This course will examine personal injury litigation against health care providers (physicians, nurses, hospitals and HMO's, to name a few) in the context of law and bioethics. Thus, the major components of the course are personal injury litigation and law and bioethics. As to the former, law students are familiar with personal injury litigation -- at least in the automobile collision context. Medical liability litigation introduces many complexities, including, but in no way limited to: Challenging nuances concerning procedural requirements; financing cases; obtaining and qualifying experts; the standard of care, causation, damages, joint and vicarious liability; product liability; and tort reform. This aspect of the course is extremely practical, and it serves as a good preparation for future involvement in any type of civil litigation.
As to bioethics and law, even most judges and law professors are not quite sure what it is. I define it as study of the ethical and legal ramifications of scientific and medical advances that fragment and rearrange certain natural processes, conditions or relationships and social arrangements resting on them. This fragmenting and reassembly is often found in distinct areas addressed in separate parts of the course text, Bioethics and Law (M. Shapiro, R. Spece, et al. eds. 2003): Biomedical research and experimentation; control of mind and behavior; reproductive choice; control of genetics; death and dying; transplantation and implantation of artificial organs and tissues; and enhancement of human attributes.

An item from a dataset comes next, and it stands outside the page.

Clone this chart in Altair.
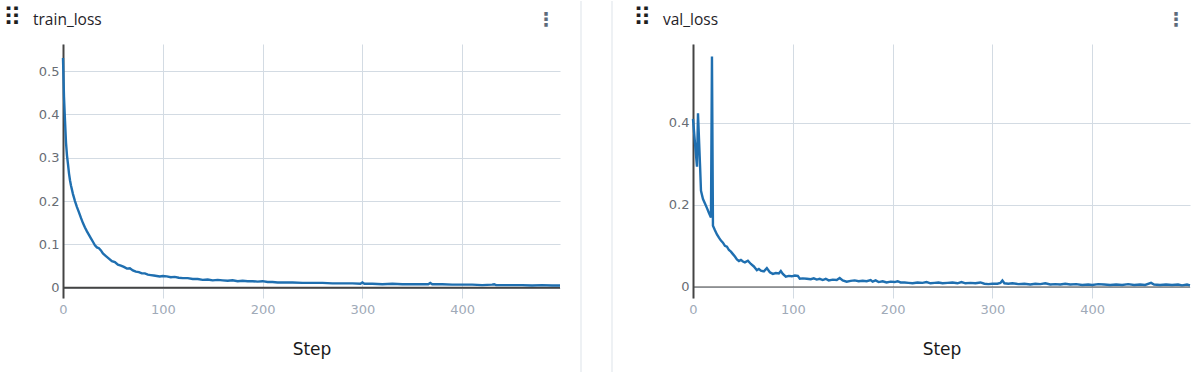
import altair as alt
import pandas as pd

# ---------------- data ----------------
train_steps = [0, 1, 2, 3, 4, 5, 6, 7, 8, 10, 12, 14, 16, 18, 20, 22, 24, 26, 28, 30,
               32, 34, 36, 38, 40, 43, 46, 49, 52, 55, 58, 61, 64, 67, 70, 73, 76, 79, 82, 85,
               88, 91, 94, 97, 100, 104, 108, 112, 116, 120, 125, 130, 135, 140, 145, 150, 155, 160, 165, 170,
               175, 180, 185, 190, 195, 200, 205, 210, 215, 220, 230, 240, 250, 260, 270, 280, 290, 298, 300, 302,
               310, 320, 330, 340, 350, 360, 366, 368, 370, 380, 390, 400, 410, 420, 430, 432, 434, 440, 450, 460,
               470, 480, 490, 498]
train_loss = [0.530, 0.440, 0.386, 0.335, 0.305, 0.285, 0.264, 0.248, 0.236, 0.216, 0.200, 0.186, 0.174, 0.161, 0.149, 0.139, 0.130, 0.122, 0.114, 0.106,
              0.098, 0.093, 0.091, 0.086, 0.079, 0.073, 0.067, 0.061, 0.059, 0.053, 0.051, 0.048, 0.044, 0.045, 0.040, 0.037, 0.036, 0.033, 0.033, 0.030,
              0.029, 0.028, 0.027, 0.026, 0.027, 0.026, 0.024, 0.025, 0.023, 0.022, 0.022, 0.020, 0.020, 0.018, 0.019, 0.017, 0.018, 0.017, 0.016, 0.017,
              0.015, 0.016, 0.015, 0.015, 0.014, 0.015, 0.013, 0.013, 0.012, 0.012, 0.012, 0.011, 0.011, 0.011, 0.010, 0.010, 0.010, 0.009, 0.012, 0.009,
              0.009, 0.008, 0.009, 0.008, 0.008, 0.008, 0.008, 0.011, 0.008, 0.008, 0.007, 0.007, 0.007, 0.006, 0.007, 0.008, 0.006, 0.006, 0.006, 0.006,
              0.005, 0.006, 0.005, 0.005]

val_steps = [0, 2, 4, 5, 7, 8, 10, 12, 14, 16, 18, 19, 20, 22, 24, 26, 28, 30, 32, 34,
             36, 38, 40, 42, 44, 46, 48, 50, 52, 55, 58, 61, 64, 66, 68, 71, 74, 77, 80, 83,
             86, 88, 90, 93, 96, 99, 102, 105, 107, 110, 114, 118, 121, 124, 127, 130, 133, 136, 140, 144,
             147, 150, 154, 158, 162, 166, 170, 174, 178, 180, 183, 186, 190, 194, 198, 202, 205, 208, 212, 216,
             220, 225, 230, 234, 238, 242, 246, 250, 255, 260, 265, 269, 273, 278, 283, 288, 292, 296, 300, 305,
             308, 310, 312, 316, 320, 326, 332, 338, 343, 348, 353, 358, 363, 368, 373, 378, 384, 390, 396, 400,
             406, 412, 418, 424, 430, 436, 442, 448, 453, 459, 462, 468, 474, 480, 486, 490, 495, 498]
val_loss = [0.409, 0.350, 0.293, 0.423, 0.300, 0.234, 0.214, 0.203, 0.192, 0.180, 0.169, 0.561, 0.149, 0.138, 0.128, 0.120, 0.113, 0.108, 0.100, 0.098,
            0.090, 0.086, 0.080, 0.074, 0.067, 0.063, 0.066, 0.062, 0.060, 0.064, 0.056, 0.050, 0.041, 0.044, 0.040, 0.038, 0.046, 0.036, 0.032, 0.034,
            0.033, 0.039, 0.032, 0.025, 0.027, 0.026, 0.028, 0.027, 0.020, 0.021, 0.020, 0.019, 0.021, 0.018, 0.020, 0.017, 0.020, 0.016, 0.018, 0.017,
            0.022, 0.016, 0.013, 0.015, 0.016, 0.014, 0.015, 0.014, 0.017, 0.013, 0.016, 0.012, 0.014, 0.011, 0.013, 0.012, 0.014, 0.011, 0.011, 0.010,
            0.009, 0.011, 0.010, 0.012, 0.009, 0.010, 0.011, 0.009, 0.010, 0.011, 0.009, 0.012, 0.009, 0.010, 0.009, 0.011, 0.008, 0.007, 0.008, 0.008,
            0.010, 0.016, 0.009, 0.008, 0.009, 0.007, 0.008, 0.006, 0.008, 0.007, 0.009, 0.006, 0.007, 0.006, 0.008, 0.006, 0.007, 0.005, 0.006, 0.005,
            0.007, 0.006, 0.005, 0.006, 0.005, 0.007, 0.005, 0.006, 0.005, 0.010, 0.006, 0.005, 0.006, 0.005, 0.006, 0.004, 0.006, 0.004]

panel_titles = ["train_loss", "val_loss"]
x_title = "Step"
x_ticks = [0, 100, 200, 300, 400]
train_y_ticks = [0, 0.1, 0.2, 0.3, 0.4, 0.5]
val_y_ticks = [0, 0.2, 0.4]
step_domain = [0, 498]
train_y_domain = [-0.0238, 0.5624]
val_y_domain = [-0.0268, 0.5915]

assert len(train_steps) == len(train_loss)
assert len(val_steps) == len(val_loss)

# ---------------- styling ----------------
W, H = 497, 254
TOP, BOTTOM = 43, 75
LINE_COLOR = "#1f6fb0"
GRID_COLOR = "#d3dbe3"
AXIS_DARK = "#444444"
DIVIDER = "#dde3e9"


def panel(steps, losses, title, yticks, ydomain, zero_width, left_pad, dividers, right_pad):
    df = pd.DataFrame({"step": steps, "loss": losses})
    one = pd.DataFrame({"label": [title]})

    x_enc = alt.X(
        "step:Q",
        scale=alt.Scale(domain=step_domain, nice=False, zero=False),
        axis=alt.Axis(
            values=x_ticks, title=x_title, grid=True, gridColor=GRID_COLOR, gridWidth=1,
            domain=False, ticks=False, labelFlush=False, labelPadding=5,
            labelFont="DejaVu Sans", labelFontSize=13, labelColor="#a0aab8",
            titleFont="DejaVu Sans", titleFontSize=17, titleFontWeight="normal",
            titleColor="#1a1a1a", titlePadding=25,
        ),
    )
    y_enc = alt.Y(
        "loss:Q",
        scale=alt.Scale(domain=ydomain, nice=False, zero=False),
        axis=alt.Axis(
            values=yticks, format=".1~f", title=None, grid=True, gridColor=GRID_COLOR,
            gridWidth=1, domain=True, domainColor=AXIS_DARK, domainWidth=2, ticks=False,
            labelPadding=4, labelFont="DejaVu Sans", labelFontSize=13, labelColor="#686d74",
        ),
    )

    zero = alt.Chart(one).mark_rule(color=AXIS_DARK, strokeWidth=zero_width).encode(y=alt.datum(0))
    line = alt.Chart(df).mark_line(color=LINE_COLOR, strokeWidth=2.4).encode(x=x_enc, y=y_enc)

    title_txt = alt.Chart(one).mark_text(
        align="left", baseline="middle", font="Open Sans", fontSize=15.5, color="#1f2328"
    ).encode(x=alt.value(-30), y=alt.value(-24), text="label:N")
    drag_icon = alt.Chart(one).mark_text(
        align="center", baseline="middle", font="DejaVu Sans", fontSize=25,
        color="#1e1e1e"
    ).encode(x=alt.value(-50.5), y=alt.value(-26), text=alt.value("⠿"))
    kebab = alt.Chart(one).mark_text(
        align="center", baseline="middle", font="DejaVu Sans", fontSize=19, fontWeight="bold",
        color="#5d6b7a",
    ).encode(x=alt.value(W - 14), y=alt.value(-24), text=alt.value("⋮"))

    layers = [zero, line, title_txt, drag_icon, kebab]
    # invisible rules that pin the panel's outer bounds
    for xv in (left_pad, right_pad):
        if xv is not None:
            layers.append(
                alt.Chart(one).mark_rule(strokeOpacity=0, color="white").encode(
                    x=alt.value(xv), y=alt.value(-TOP), y2=alt.value(H + BOTTOM)
                )
            )
    for xv in dividers:
        layers.append(
            alt.Chart(one).mark_rule(color=DIVIDER, strokeWidth=1).encode(
                x=alt.value(xv), y=alt.value(-TOP), y2=alt.value(H + BOTTOM)
            )
        )
    return alt.layer(*layers).properties(width=W, height=H)


left = panel(train_steps, train_loss, panel_titles[0], train_y_ticks, train_y_domain,
             2, -63, [], W + 10)
right = panel(val_steps, val_loss, panel_titles[1], val_y_ticks, val_y_domain,
              1.2, None, [-112, -81], W + 5)

chart = (
    alt.hconcat(left, right, spacing=10)
    .properties(padding=0, background="white")
    .configure_view(stroke=None)
)

chart.save("out.html", embed_options={"renderer": "svg", "actions": False})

This facet of the course enables students to sharpen their ability to analyze the moral, policy and constitutional aspects of important, complex and dynamic controversies.
An example of the intersection between personal injury litigation and bioethics is a lawsuit that was brought by the survivors of a young man from Tucson who died as a result of experimental genetic therapy administered to him at the University of Pennsylvania.
Bioethics and Law (M. Shapiro, R. Spece, et al. eds. 2003)
Lecture and discussion.
|Type of Exam||
The student can choose to take a final examination or to write a paper. If the paper option is chosen, the student can have no more than three absences.
|Basis for grading||
Examination or paper. A borderline grade can be raised for quality class participation.
If paper is chosen, the student is allowed three absences only. A borderline grade can be raised for quality class participation.